Luminosos criados a partir de luzes neon ocupam muito da obra de Gross, uma maneira de estabelecer vínculos com as formas de comunicação da própria cidade, subvertidos, contudo, conforme seu desejo. Ela escreveu Hotel sobre a Bienal de São Paulo, em 2002, uma forma que pode apontar tanto para o caráter temporário e passageiro da mostra, como para o caráter limitante e de privilégios que ela encerra.

Esse é um bom exemplo, aliás, dessa relação muito estreita entre a poética da artista e os códigos urbanos, uma linha dominante na publicação, que também ocorre com a apropriação das placas metálicas que em geral denominam nomes de rua, mas na obra de Gross se transformam em estratégias para nomear os que nem sempre possuem visibilidade.

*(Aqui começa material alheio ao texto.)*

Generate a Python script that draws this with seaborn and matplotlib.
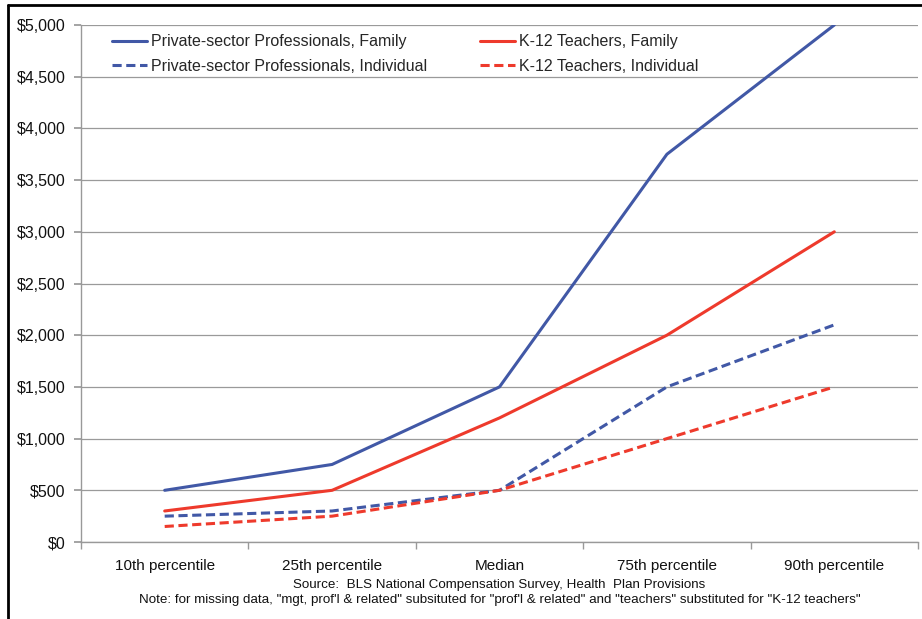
import numpy as np
import pandas as pd
import matplotlib
matplotlib.use("Agg")
import matplotlib.pyplot as plt
import seaborn as sns
from matplotlib.ticker import FuncFormatter, FixedLocator, NullFormatter
from matplotlib.lines import Line2D

# data
categories = ["10th percentile", "25th percentile", "Median", "75th percentile", "90th percentile"]
private_family = [500, 750, 1500, 3750, 5000]
teacher_family = [300, 500, 1200, 2000, 3000]
private_indiv = [250, 300, 500, 1500, 2100]
teacher_indiv = [150, 250, 500, 1000, 1500]

series_names = [
    "Private-sector Professionals, Family",
    "K-12 Teachers, Family",
    "Private-sector Professionals, Individual",
    "K-12 Teachers, Individual",
]
series_values = [private_family, teacher_family, private_indiv, teacher_indiv]

rows = []
for name, vals in zip(series_names, series_values):
    for i, (c, v) in enumerate(zip(categories, vals)):
        rows.append({"series": name, "pos": i, "category": c, "value": v})
df = pd.DataFrame(rows)

sns.set_theme(style="white")
plt.rcParams["font.family"] = ["Liberation Sans", "DejaVu Sans"]

BLUE = "#4158A6"
RED = "#EE3A2C"
palette = {series_names[0]: BLUE, series_names[1]: RED,
           series_names[2]: BLUE, series_names[3]: RED}
dashes = {series_names[0]: "", series_names[1]: "",
          series_names[2]: (3, 1.5), series_names[3]: (3, 1.5)}

fig = plt.figure(figsize=(9.22, 6.19), dpi=100)
ax = fig.add_axes([81 / 922, 77 / 619, 837 / 922, 517 / 619])

sns.lineplot(data=df, x="pos", y="value", hue="series", style="series",
             palette=palette, dashes=dashes, linewidth=2.2, legend=False, ax=ax)

ax.set_xlim(-0.5, len(categories) - 0.5)
ax.set_ylim(0, 5000)
ax.set_yticks(np.arange(0, 5001, 500))
ax.yaxis.set_major_formatter(FuncFormatter(lambda v, p: f"${v:,.0f}"))
ax.set_xticks(range(len(categories)))
ax.set_xticklabels(categories)
ax.xaxis.set_minor_locator(FixedLocator(np.arange(-0.5, len(categories), 1.0)))
ax.xaxis.set_minor_formatter(NullFormatter())
ax.tick_params(axis="x", which="major", length=0, pad=12, labelsize=11, colors="#111111")
ax.tick_params(axis="x", which="minor", length=5, color="#999999", direction="out", bottom=True)
ax.tick_params(axis="y", length=5, color="#999999", direction="out", left=True,
               labelsize=11.5, colors="#111111", pad=6)
ax.set_xlabel("")
ax.set_ylabel("")
ax.grid(axis="y", color="#9a9a9a", linewidth=0.9)
ax.set_axisbelow(True)
for s in ["top", "right"]:
    ax.spines[s].set_visible(False)
for s in ["left", "bottom"]:
    ax.spines[s].set_color("#999999")
    ax.spines[s].set_linewidth(1.0)

handles = [
    Line2D([], [], color=BLUE, lw=2.2),
    Line2D([], [], color=BLUE, lw=2.2, dashes=(3, 1.5)),
    Line2D([], [], color=RED, lw=2.2),
    Line2D([], [], color=RED, lw=2.2, dashes=(3, 1.5)),
]
labels = [series_names[0], series_names[2], series_names[1], series_names[3]]
ax.legend(handles, labels, ncol=2, frameon=False, loc="upper left",
          bbox_to_anchor=(0.02, 1.01), fontsize=11.5, handlelength=2.2,
          handletextpad=0.25, columnspacing=3.3, labelspacing=0.6)

xc = (81 + 837 / 2) / 922
fig.text(xc, 34 / 619, "Source:  BLS National Compensation Survey, Health  Plan Provisions",
         ha="center", va="center", fontsize=9.6, color="#111111")
fig.text(xc, 19 / 619,
         "Note: for missing data, \"mgt, prof'l & related\" subsituted for \"prof'l & related\" and \"teachers\" substituted for \"K-12 teachers\"",
         ha="center", va="center", fontsize=9.6, color="#111111")

# outer frame of the original screenshot
fig.add_artist(Line2D([8 / 922, 8 / 922], [0, 1 - 5 / 619], transform=fig.transFigure,
                      color="black", lw=2))
fig.add_artist(Line2D([8 / 922, 1], [1 - 5 / 619, 1 - 5 / 619], transform=fig.transFigure,
                      color="black", lw=2))

fig.savefig("out.png", dpi=100)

Figurantes, 25 placas de ferro esmaltado

“Figurantes” (2015) retrata bem essa possibilidade, já que: “Alude a um cortejo insólito de dúbias figuras. São aquelas listadas por Marx em O 18 Brumário de Luis Bonaparte (1852), como membros da Sociedade 10 de Dezembro, constituída de biscateiros, herdeiros arruinados, vagabundos e desocupados de toda ordem”, segundo relato de Gross no livro.

É bastante generosa essa maneira de abordar a carreira de Gross, usando junto às imagens das obras seus próprios depoimentos em primeira pessoa para se conhecer o processo de criação da artista, suas inspirações e objetivos. Afinal, a arte contemporânea nem sempre é de fácil comunicação, mas os textos claros e precisos da artista são uma maneira de dar algumas pistas além da própria visibilidade de cada trabalho.

Essa preocupação reflexiva se expande ainda mais na segunda parte do livro organizado pelo curador Douglas de Freitas. “Carmela Gross” reúne ainda uma entrevista da artista conduzida por ele e três ensaios escritos pelos curadores Paulo Miyada, Luisa Duarte e Clarissa Diniz.